こんな駆け引きばかりしていたわけではない。家の話にならなければ仲の良い夫婦だ。
2005年3月の様子
相変わらず妻が新聞の住宅広告を集めている。しかも私の母の目に留まる場所にさりげなく置いてある。
夫婦で住宅建築の検討をして、万一「購入しよう」ということになっても、大きな問題が控えている。
その問題を先に解決しなければ、検討自体の意味が無くなる。その問題とは私の母のことだ。
母は「私が死んだら、この家は自由に建替えていいよ」と言っている。
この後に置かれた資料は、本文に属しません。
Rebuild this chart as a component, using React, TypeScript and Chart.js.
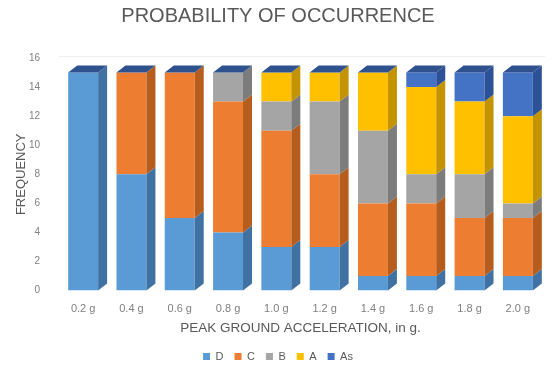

つまり自分の建てた家で死にたいということだ。
いろいろ悩んだが、本人に話を聞くしかない。
ある日の食卓…
「この家って古いけど、これからも住む?」と私。
「何の話?」と母。
「3年前までは日当たりが良かったけど、今は暗くて寒いでしょ。
まだ具体的じゃないけど、建替えや引越しを検討しようと思っているんだ」と私。
すると母から意外な言葉が返って来た。「あんたらが、良いと思うようにすればいいよ」
かなり拍子抜け。
「でも、お母さんは死ぬまでこの家で暮らしたいと言ってましたよね」と妻。
「そんなこと言ったかね。あまり覚えてない」と母。
話を続けると母は、自分も新しい家に住んでみたいというようなことまで言い出した。
また、「誰々は、〇×ホームで家を建てた。この前見てきたけど良い家だった」というような体験談まで披露。
大きな問題だと考えていたことは、逆に推進力になりそうな勢いだ。
とまどう私。
2対1から1対2へと形勢が逆転した瞬間だった。